Es un vicio encabronar a tirios y troyanos de boina a rosca. ¡Lo ponen tan fácil, además! Resulta digno de estudio de veterinaria el modo en que entran al trapo, el tamaño de su enfurruñamiento zangolotino y, cómo no, lo ramplonamente previsible de sus encorajinadas respuestas. Puto facha, puto separatista, te espetan con similar entonación y cabreo, una vez les mandas una pelota un milímetro por encima de la chapa.

Basta señalar, por ejemplo, lo curioso que es que los mismos que aplauden a rabiar la consulta venezolana contra Maduro deploren la catalana sobre la soberanía. Y viceversa, claro: buena parte de los propugnadores del derecho a decidir a toda costa en Catalunya tachan de gusanos a los que ponen urnas de cartón en Venezuela. Para que el embrollo sea aún más divertido, unos y otros se lían a tirarse a la cara los mil titulares de cada medio afín en que queda patente la brutal contradicción de apoyar esto y deplorar lo otro. Ni así caen en la cuenta de que son tal para cual.

Lo confirman cuando la bancada correspondiente salta como un resorte a gritar que no es lo mismo, siempre siguiendo la vieja ley del embudo que establece que las cosas son como me sale de la entrepierna. Por supuesto que uno tiene la edad y la capacidad de discernimiento suficiente para comprender que ambos procesos, movimientos, o lo que sean tienen sus propias particularidades y se defienden, en general, desde obediencias ideológicas y vitales que rozan lo antagónico. Y, sin embargo, la semejanza es aplastante: igual en Catalunya que en Venezuela, la solución es dejar que el pueblo escoja democráticamente su destino.

Lo dice el niuyorktaims

Y en esas llegó el New York Times y se cascó un editorial sobre la cuestión catalana. 352 palabras, según tuvo el humor de contar cierto opinador partidario de la independencia que lo celebraba tal que si pasado mañana Puigdemont fuera a firmar el ingreso en la ONU o, como poco, en la FIFA. ¿Tan a favor era? Pues eso, oigan, queda al gusto del lector y a su facultad para hacerse trampas al solitario. Hasta donde a servidor le dan las entendederas, el autor, no sin practicar el clásico eslálom ni dejar de dar la impresión de un conocimiento básico del asunto, sí acababa propugnando que se permitiera el referéndum. Eso sí, para que luego el pueblo soberano votara en masa que prefiere seguir en España. Para entendernos, la postura de Iglesias Turrión, llena de lógica y totalmente legítima.

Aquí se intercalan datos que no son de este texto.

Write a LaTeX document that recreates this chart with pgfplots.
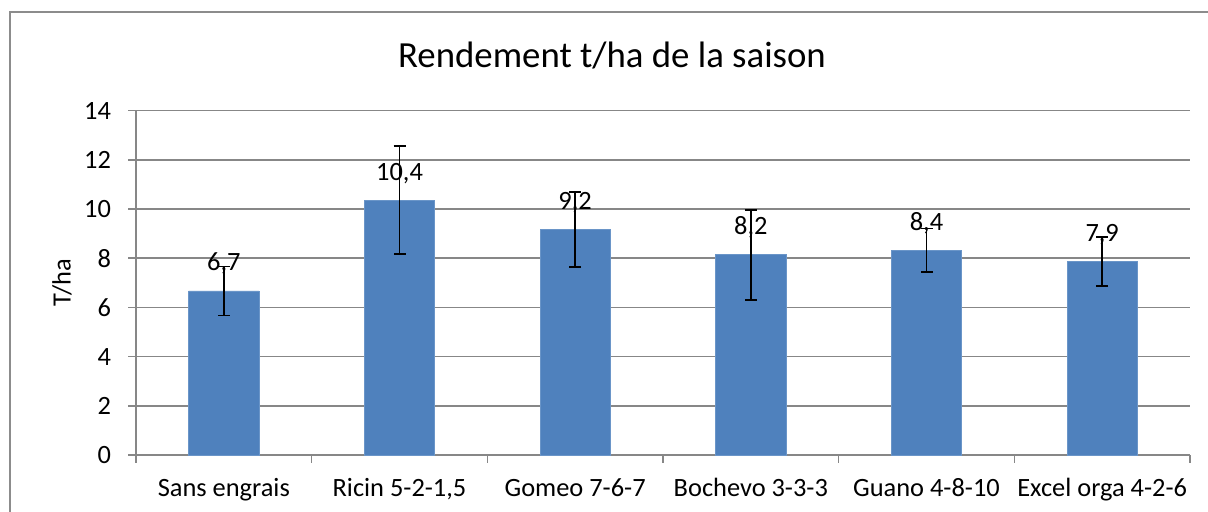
\documentclass[border=0pt]{standalone}
\usepackage{pgfplots}
\pgfplotsset{compat=1.18}
\usepackage{pgfplotstable}
\usepackage{fontspec}
\setmainfont{Carlito}
\definecolor{barblue}{HTML}{4F81BD}
\definecolor{baredge}{HTML}{6A95C8}
\definecolor{gridgray}{HTML}{878787}
\definecolor{framegray}{HTML}{8C8C8C}
\pgfplotstableread{
x y err label
0 6.67 1.00 6,7
1 10.36 2.20 10,4
2 9.17 1.53 9,2
3 8.14 1.83 8,2
4 8.33 0.88 8,4
5 7.87 1.00 7,9
}\datatable
\begin{document}
\begin{tikzpicture}
\path[use as bounding box] (0,0) rectangle (604pt,256pt);
\draw[framegray, line width=1pt] (5pt,0pt) -- (5pt,250pt) -- (604pt,250pt);
\node[anchor=base, font=\fontsize{18.4}{22}\selectfont] at (306pt,222pt) {Rendement t/ha de la saison};
\begin{axis}[
  at={(68pt,28.5pt)}, anchor=south west,
  scale only axis, width=527pt, height=172.2pt,
  xmin=-0.5, xmax=5.5, ymin=0, ymax=14,
  axis x line*=bottom, axis y line*=left,
  axis line style={gridgray, line width=0.75pt, -},
  ytick={0,2,...,14},
  ymajorgrids, major grid style={gridgray, line width=0.75pt},
  xtick={0,1,2,3,4,5},
  xticklabels={Sans engrais, {Ricin 5-2-1,5}, Gomeo 7-6-7, Bochevo 3-3-3, Guano 4-8-10, Excel orga 4-2-6},
  minor xtick={-0.5,0.5,1.5,2.5,3.5,4.5,5.5},
  major x tick style={draw=none},
  tick align=outside,
  major tick length=4pt, minor tick length=4pt,
  tick style={gridgray, line width=0.75pt},
  /pgf/number format/assume math mode=true,
  ticklabel style={font=\fontsize{13.2}{15}\selectfont},
  yticklabel style={anchor=east, xshift=-5pt},
  xticklabel style={anchor=base, yshift=-17pt},
  ylabel={T/ha},
  ylabel style={at={(axis description cs:-0.0702,0.5)}, anchor=center, font=\fontsize{13.2}{15}\selectfont},
  bar width=0.4,
  clip=false,
]
\addplot[ybar, fill=barblue, draw=baredge, line width=0.4pt,
  point meta=explicit symbolic,
  nodes near coords,
  every node near coord/.append style={anchor=base, yshift=10pt, font=\fontsize{13.2}{15}\selectfont, black},
  error bars/.cd, y dir=both, y explicit,
  error bar style={black, line width=0.8pt},
  error mark options={black, line width=0.8pt, mark size=3pt, rotate=90},
] table[x=x, y=y, y error=err, meta=label] {\datatable};
\end{axis}
\end{tikzpicture}
\end{document}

Vamos, que el amanuense del diario estadounidense no descubría la luna. Ocurre, sin embargo, que ese puntito paleto del que jamás nos desprenderemos convirtió su prédica en motivo para el festejo o a la diatriba, según a qué bandería se perteneciese. Para el soberanismo es un espaldarazo del copón de la baraja y una humillación a Rajoy como la copa de tres pinos. Para los de la una y grande, sin embargo, era una membrillez de un garrulo que no tenía ni puta idea. Lo divertido a la par que revelador del tremendo embuste en que nos movemos es que ustedes y yo sabemos que si el gachó hubiera escrito que ni consulta ni hostias, las reacciones habrían sido idénticas a la inversa. Es decir, el españolismo glosaría el tino y la sabiduría del referente periodístico internacional y el catalanismo se ciscaría en sus muelas.